I rejected the religious teachings that had been passed on through generations. The dogmatic current of my indoctrination from home and school failed to grab me. Therefore, I did not drift away from religion as I was never taken in by it. This I recall as well as an incident when I was nine years old, when my mother expected me to receive the eucharist every Sunday. This ritual required a clean, empty stomach to receive the symbolic body of Christ. While my mother wasn’t looking, I took a sip of milk and left my white mustache on for her to see. It was my first act of conscious rebellion against her beliefs. 

My religious education continued through the years of middle school without any progress. I could not accept the existence of anything on faith. I needed empirical evidence, and the fact that someone was confined to a wheel chair and suddenly could walk was acceptance in blind faith. I needed something empirical, something to believe.  Who was I without the beliefs that defined generations of my bloodline? Nothing more than a spineless splotch of muscle and gook that couldn’t stand up to anything.

I had to find something to hold me up, that could give me what religion failed—a spiritual identity that I could live with. I delved into any book on religious philosophy and related literature that I could find. I could not embrace a dogmatic religion with dos and don’ts that other doctrines exhort, and I was still lost in nothingness.

I chanced upon The American Humanist Association through the widespread availability of internet searches. The key word that grabbed me to this site was the use of the word “progressive,” in its many ways. It appeared as part of the mission statement on its home page:

Advocating progressive values and equality for humanists, atheists, and freethinkers.

This same word showed up again in the first sentence that defined “What is Humanism.” Humanism is a progressive philosophy of life . . . Progressive—developing gradually, step by step, defined me best. It suited me like a pair of soft leather shoes with a sturdy sole and perfectly sized arch support that would wear out with use until it was time to update. Progressive. It was the antithesis of religious dogma, where belief in ancient doctrine was literally written in stone. I was reminded of a few lines of Walt Whitman’s poem “To the States.”
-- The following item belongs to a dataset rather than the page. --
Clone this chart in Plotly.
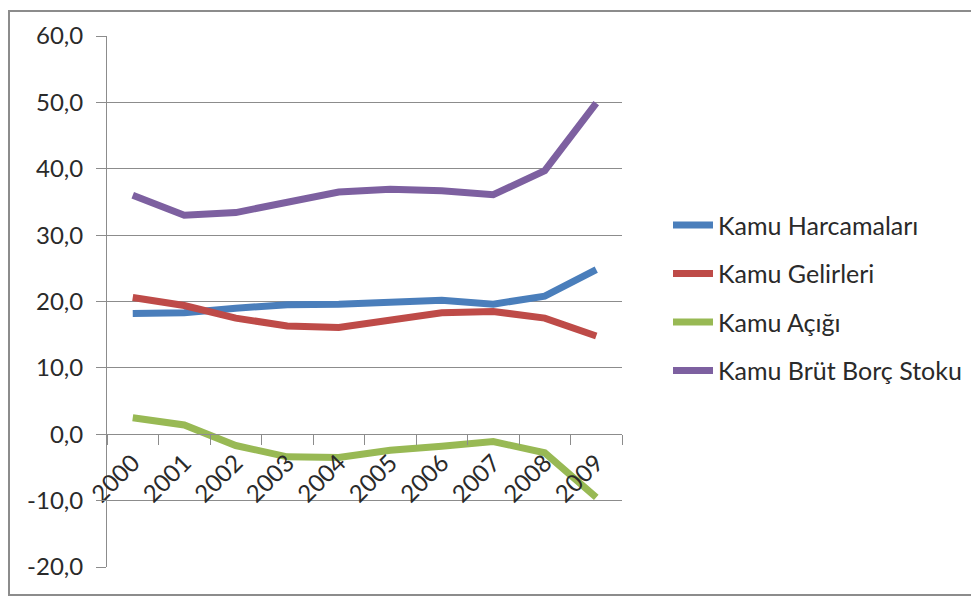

To the States or any one of them, or any city of the States, Resist
much, obey little,
Once unquestioning obedience, once fully enslaved,
Once fully enslaved, no nation, state, city of this earth, ever after-
ward resumes its liberty

It takes more than courage to resist much. It takes an understanding to know what one is resisting to and, most of all, it takes maturity. It is a process of becoming. To obey little means standing up to authority, to question their dictates. It would be easy to give in to their demands, to live a life without conflicts. So many times I’ve been advised to “roll with the punches,” but I obeyed little and suffered the punches. I wish I had known of Walt Whitman then; I would have found strength in his words.

As humanist, I’m moving forward, wearing out old and tried doctrines, and developing over time. That development doesn’t stop but continues to happen with every breath I take, with every book I read, with every person I meet, with every port I visit.

Somewhere in the literature of Humanism I read that the universe is a dynamic force, that it is in a continuous flux. I’m a part of this force, infinitesimal as it may be on the universal scale but profound in one human being, Me.